The word ‘mountweazel’ itself can be found in the 1975 edition of the New Columbia Encyclopaedia under the full name ‘Lillian Virginia Mountweazel’. According to this volume, L. V. Mountweazel was a fountain designer from Bangs, Ohio, who found fame taking photos of American mailboxes but then died in an explosion while on an assignment for Combustibles magazine. As fun as that all sounds, it isn’t in any way true.
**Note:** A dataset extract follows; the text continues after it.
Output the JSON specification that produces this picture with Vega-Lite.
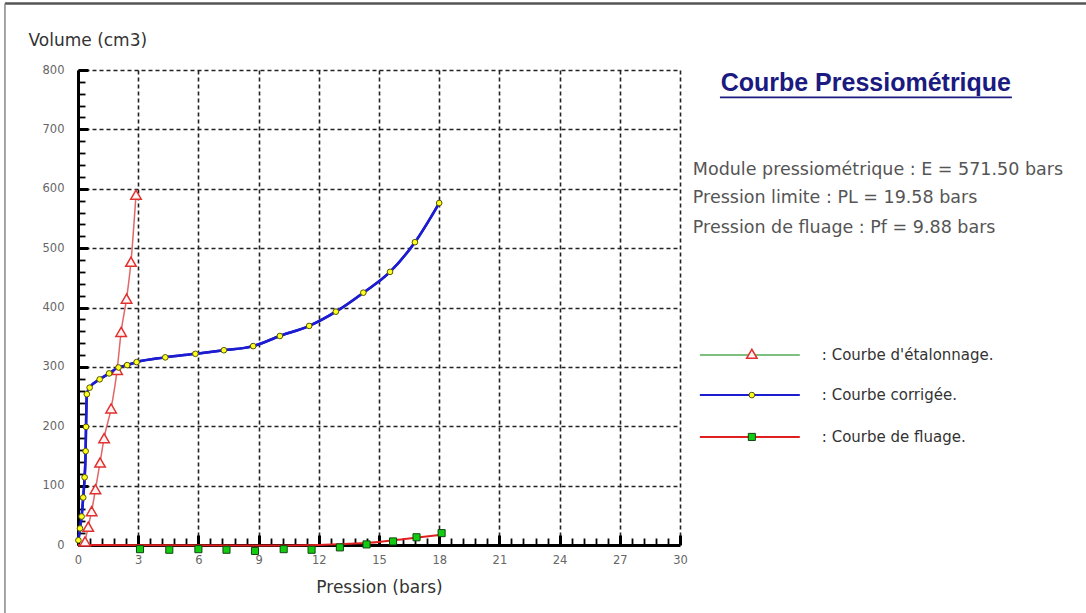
{
  "$schema": "https://vega.github.io/schema/vega-lite/v6.json",
  "width": 602,
  "height": 475,
  "autosize": {"type": "none"},
  "padding": {"left": 78, "top": 70, "right": 406, "bottom": 68},
  "background": "white",
  "config": {"font": "DejaVu Sans", "view": {"stroke": null}},
  "datasets": {
    "etal": [
      {"p": 0.35, "v": 6}, {"p": 0.51, "v": 31}, {"p": 0.68, "v": 57}, {"p": 0.87, "v": 94},
      {"p": 1.10, "v": 139}, {"p": 1.30, "v": 180}, {"p": 1.65, "v": 230}, {"p": 1.95, "v": 295},
      {"p": 2.15, "v": 359}, {"p": 2.42, "v": 415}, {"p": 2.64, "v": 477}, {"p": 2.89, "v": 590}
    ],
    "corr": [
      {"p": 0.02, "v": 8}, {"p": 0.10, "v": 28}, {"p": 0.18, "v": 48}, {"p": 0.26, "v": 80},
      {"p": 0.33, "v": 114}, {"p": 0.38, "v": 158}, {"p": 0.40, "v": 199}, {"p": 0.44, "v": 254},
      {"p": 0.58, "v": 265}, {"p": 1.08, "v": 279}, {"p": 1.55, "v": 289}, {"p": 2.02, "v": 299},
      {"p": 2.45, "v": 303}, {"p": 2.92, "v": 308}, {"p": 4.35, "v": 316}, {"p": 5.85, "v": 322},
      {"p": 7.27, "v": 328}, {"p": 8.73, "v": 335}, {"p": 10.06, "v": 352}, {"p": 11.52, "v": 369},
      {"p": 12.85, "v": 393}, {"p": 14.22, "v": 425}, {"p": 15.55, "v": 460}, {"p": 16.79, "v": 510},
      {"p": 18.0, "v": 576}
    ],
    "fluage": [
      {"p": 3.09, "v": -7}, {"p": 4.55, "v": -8}, {"p": 6.0, "v": -7},
      {"p": 7.4, "v": -8}, {"p": 8.82, "v": -10}, {"p": 10.25, "v": -7}, {"p": 11.64, "v": -8},
      {"p": 13.05, "v": -4}, {"p": 14.38, "v": 1}, {"p": 15.7, "v": 6}, {"p": 16.87, "v": 13},
      {"p": 18.12, "v": 20}
    ],
    "fluage_courbe": [
      {"p": 0, "v": 0}, {"p": 9, "v": -1}, {"p": 12, "v": 0}, {"p": 13.5, "v": 2},
      {"p": 15, "v": 5}, {"p": 16.5, "v": 11}, {"p": 18.1, "v": 17}
    ]
  },
  "layer": [
    {
      "data": {"name": "corr"},
      "mark": {"type": "line", "color": "#1c1cd0", "strokeWidth": 2.5, "interpolate": "monotone"},
      "encoding": {
        "x": {"field": "p", "type": "quantitative",
          "scale": {"domain": [0, 30], "nice": false, "zero": false},
          "axis": {"orient": "bottom", "tickCount": 500,
            "values": [0,0.6,1.2,1.8,2.4,3,3.6,4.2,4.8,5.4,6,6.6,7.2,7.8,8.4,9,9.6,10.2,10.8,11.4,12,12.6,13.2,13.8,14.4,15,15.6,16.2,16.8,17.4,18,18.6,19.2,19.8,20.4,21,21.6,22.2,22.8,23.4,24,24.6,25.2,25.8,26.4,27,27.6,28.2,28.8,29.4,30],
            "labelExpr": "datum.value % 3 === 0 ? format(datum.value, 'd') : ''",
            "grid": true, "gridColor": "#222", "gridDash": [4, 3], "gridWidth": 1.6,
            "gridOpacity": {"condition": {"test": "datum.value % 3 === 0", "value": 1}, "value": 0},
            "domainColor": "#000", "domainWidth": 3, "tickColor": "#000",
            "tickSize": {"condition": {"test": "datum.value % 3 === 0", "value": -10}, "value": -7},
            "tickWidth": {"condition": {"test": "datum.value % 3 === 0", "value": 3}, "value": 1.8},
            "labelFont": "DejaVu Sans", "labelFontSize": 11.5, "labelColor": "#666", "labelPadding": 19, "labelFlush": false, "labelOverlap": false,
            "title": "Pression (bars)", "titleFont": "DejaVu Sans", "titleFontSize": 17, "titleFontWeight": "normal", "titleColor": "#333",
            "titleBaseline": "middle", "titleY": 42}},
        "y": {"field": "v", "type": "quantitative",
          "scale": {"domain": [0, 800], "nice": false, "zero": false},
          "axis": {"orient": "left", "tickCount": 500,
            "values": [0,20,40,60,80,100,120,140,160,180,200,220,240,260,280,300,320,340,360,380,400,420,440,460,480,500,520,540,560,580,600,620,640,660,680,700,720,740,760,780,800],
            "labelExpr": "datum.value % 100 === 0 ? format(datum.value, 'd') : ''",
            "grid": true, "gridColor": "#222", "gridDash": [4, 3], "gridWidth": 1.6,
            "gridOpacity": {"condition": {"test": "datum.value % 100 === 0", "value": 1}, "value": 0},
            "domainColor": "#000", "domainWidth": 3, "tickColor": "#000",
            "tickSize": {"condition": {"test": "datum.value % 100 === 0", "value": -10}, "value": -7},
            "tickWidth": {"condition": {"test": "datum.value % 100 === 0", "value": 3}, "value": 1.8},
            "labelFont": "DejaVu Sans", "labelFontSize": 11.5, "labelColor": "#666", "labelPadding": 24, "labelFlush": false, "labelOverlap": false,
            "title": "Volume (cm3)", "titleFont": "DejaVu Sans", "titleFontSize": 17, "titleFontWeight": "normal", "titleColor": "#333",
            "titleAngle": 0, "titleAlign": "left", "titleBaseline": "middle", "titleX": -50, "titleY": -30}}
      }
    },
    {
      "data": {"name": "fluage_courbe"},
      "mark": {"type": "line", "color": "#e02020", "strokeWidth": 2, "interpolate": "monotone"},
      "encoding": {
        "x": {"field": "p", "type": "quantitative"},
        "y": {"field": "v", "type": "quantitative"}
      }
    },
    {
      "data": {"name": "etal"},
      "mark": {"type": "line", "color": "#e06868", "strokeWidth": 1.5, "interpolate": "monotone"},
      "encoding": {
        "x": {"field": "p", "type": "quantitative"},
        "y": {"field": "v", "type": "quantitative"}
      }
    },
    {
      "data": {"name": "etal"},
      "mark": {"type": "point", "shape": "triangle-up", "filled": true, "fill": "#fff4f4", "stroke": "#e03030", "strokeWidth": 1.5, "size": 110, "opacity": 1},
      "encoding": {
        "x": {"field": "p", "type": "quantitative"},
        "y": {"field": "v", "type": "quantitative"}
      }
    },
    {
      "data": {"name": "corr"},
      "mark": {"type": "line", "color": "#1c1cd0", "strokeWidth": 2.5, "interpolate": "monotone"},
      "encoding": {
        "x": {"field": "p", "type": "quantitative"},
        "y": {"field": "v", "type": "quantitative"}
      }
    },
    {
      "data": {"name": "corr"},
      "mark": {"type": "point", "shape": "circle", "filled": true, "fill": "#ffff22", "stroke": "#555500", "strokeWidth": 1, "size": 32, "opacity": 1},
      "encoding": {
        "x": {"field": "p", "type": "quantitative"},
        "y": {"field": "v", "type": "quantitative"}
      }
    },
    {
      "data": {"name": "fluage"},
      "mark": {"type": "point", "shape": "square", "filled": true, "fill": "#11cc11", "stroke": "#114411", "strokeWidth": 1, "size": 50, "opacity": 1},
      "encoding": {
        "x": {"field": "p", "type": "quantitative"},
        "y": {"field": "v", "type": "quantitative"}
      }
    },
    {
      "data": {"values": [{}]},
      "mark": {"type": "rule", "color": "#555", "strokeWidth": 2.5},
      "encoding": {
        "x": {"datum": -3.64, "type": "quantitative"},
        "x2": {"datum": 55},
        "y": {"datum": 912, "type": "quantitative"}
      }
    },
    {
      "data": {"values": [{}]},
      "mark": {"type": "rule", "color": "#888", "strokeWidth": 1.5},
      "encoding": {
        "x": {"datum": -3.64, "type": "quantitative"},
        "y": {"datum": 912, "type": "quantitative"},
        "y2": {"datum": -120}
      }
    },
    {
      "data": {"values": [{}]},
      "mark": {"type": "text", "text": "Courbe Pressiométrique", "font": "Liberation Sans", "fontSize": 25, "fontWeight": "bold", "color": "#1a1a80", "align": "center", "baseline": "middle"},
      "encoding": {
        "x": {"datum": 39.26, "type": "quantitative"},
        "y": {"datum": 778, "type": "quantitative"}
      }
    },
    {
      "data": {"values": [{}]},
      "mark": {"type": "rule", "color": "#1a1a80", "strokeWidth": 1.8},
      "encoding": {
        "x": {"datum": 31.99, "type": "quantitative"},
        "x2": {"datum": 46.54},
        "y": {"datum": 754, "type": "quantitative"}
      }
    },
    {
      "data": {"values": [{}]},
      "mark": {"type": "text", "text": "Module pressiométrique :  E = 571.50 bars", "fontSize": 17.5, "color": "#555", "align": "left", "baseline": "middle"},
      "encoding": {
        "x": {"datum": 30.64, "type": "quantitative"},
        "y": {"datum": 631, "type": "quantitative"}
      }
    },
    {
      "data": {"values": [{}]},
      "mark": {"type": "text", "text": "Pression limite :  PL = 19.58 bars", "fontSize": 17.5, "color": "#555", "align": "left", "baseline": "middle"},
      "encoding": {
        "x": {"datum": 30.64, "type": "quantitative"},
        "y": {"datum": 584, "type": "quantitative"}
      }
    },
    {
      "data": {"values": [{}]},
      "mark": {"type": "text", "text": "Pression de fluage :  Pf = 9.88 bars", "fontSize": 17.5, "color": "#555", "align": "left", "baseline": "middle"},
      "encoding": {
        "x": {"datum": 30.64, "type": "quantitative"},
        "y": {"datum": 534, "type": "quantitative"}
      }
    },
    {
      "data": {"values": [{}]},
      "mark": {"type": "rule", "color": "#55aa55", "strokeWidth": 1.5},
      "encoding": {
        "x": {"datum": 30.99, "type": "quantitative"},
        "x2": {"datum": 35.97},
        "y": {"datum": 320, "type": "quantitative"}
      }
    },
    {
      "data": {"values": [{}]},
      "mark": {"type": "point", "shape": "triangle-up", "filled": true, "fill": "#fff4f4", "stroke": "#e03030", "strokeWidth": 1.5, "size": 110, "opacity": 1},
      "encoding": {
        "x": {"datum": 33.58, "type": "quantitative"},
        "y": {"datum": 322, "type": "quantitative"}
      }
    },
    {
      "data": {"values": [{}]},
      "mark": {"type": "text", "text": ": Courbe d'étalonnage.", "fontSize": 15, "color": "#333", "align": "left", "baseline": "middle"},
      "encoding": {
        "x": {"datum": 37.07, "type": "quantitative"},
        "y": {"datum": 320, "type": "quantitative"}
      }
    },
    {
      "data": {"values": [{}]},
      "mark": {"type": "rule", "color": "#1c1cd0", "strokeWidth": 2},
      "encoding": {
        "x": {"datum": 30.99, "type": "quantitative"},
        "x2": {"datum": 35.97},
        "y": {"datum": 252.5, "type": "quantitative"}
      }
    },
    {
      "data": {"values": [{}]},
      "mark": {"type": "point", "shape": "circle", "filled": true, "fill": "#ffff22", "stroke": "#555500", "strokeWidth": 1, "size": 32, "opacity": 1},
      "encoding": {
        "x": {"datum": 33.58, "type": "quantitative"},
        "y": {"datum": 252.5, "type": "quantitative"}
      }
    },
    {
      "data": {"values": [{}]},
      "mark": {"type": "text", "text": ": Courbe corrigée.", "fontSize": 15, "color": "#333", "align": "left", "baseline": "middle"},
      "encoding": {
        "x": {"datum": 37.07, "type": "quantitative"},
        "y": {"datum": 252.5, "type": "quantitative"}
      }
    },
    {
      "data": {"values": [{}]},
      "mark": {"type": "rule", "color": "#e02020", "strokeWidth": 2},
      "encoding": {
        "x": {"datum": 30.99, "type": "quantitative"},
        "x2": {"datum": 35.97},
        "y": {"datum": 182, "type": "quantitative"}
      }
    },
    {
      "data": {"values": [{}]},
      "mark": {"type": "point", "shape": "square", "filled": true, "fill": "#11cc11", "stroke": "#114411", "strokeWidth": 1, "size": 50, "opacity": 1},
      "encoding": {
        "x": {"datum": 33.58, "type": "quantitative"},
        "y": {"datum": 182, "type": "quantitative"}
      }
    },
    {
      "data": {"values": [{}]},
      "mark": {"type": "text", "text": ": Courbe de fluage.", "fontSize": 15, "color": "#333", "align": "left", "baseline": "middle"},
      "encoding": {
        "x": {"datum": 37.07, "type": "quantitative"},
        "y": {"datum": 182, "type": "quantitative"}
      }
    }
  ]
}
The editors made it up to protect their information (any other publications who printed the story could be proved to have simply nicked it from the encyclopaedia) and the surname came to describe all such fabrications.
The New Oxford American Dictionary has also indulged in a spot of mountweazeling (as far as I can tell, that’s the first ever usage of the noun as a verb in print), including the word ‘esquivalience’ in one edition with the definition, ‘the willful avoidance of one’s official responsibilities … late 19th cent.: perhaps from the French esquiver, “dodge, slink away”,’ which the editor-in-chief, Erin McKean, explained was made up by an editor called Christine Lindburg to safeguard the copyright of the electronic version of the dictionary. ‘It’s like tagging and releasing giant turtles’, she said in an interview with the New Yorker magazine, the publication that ultimately coined the term ‘mountweazel’.
‘Esquivalience’, McKean explained, was chosen as a reflection of how diligently the team had grafted; they wanted to catch people who displayed ultimate esquivalience by simply copying all their hard work. The plan sort of worked. ‘Esquivalience’ made it into onto the site www.dictionary.com, for instance, which quoted Webster’s New Millennium dictionary as the source of the word. But while that appearance may cast some doubt over the quality of that particular website, it also lends weight to the validity of the word itself. If enough people discover and start using it, ‘esquivalience’ must at some point become a legitimate word and an ineffective mountweazel.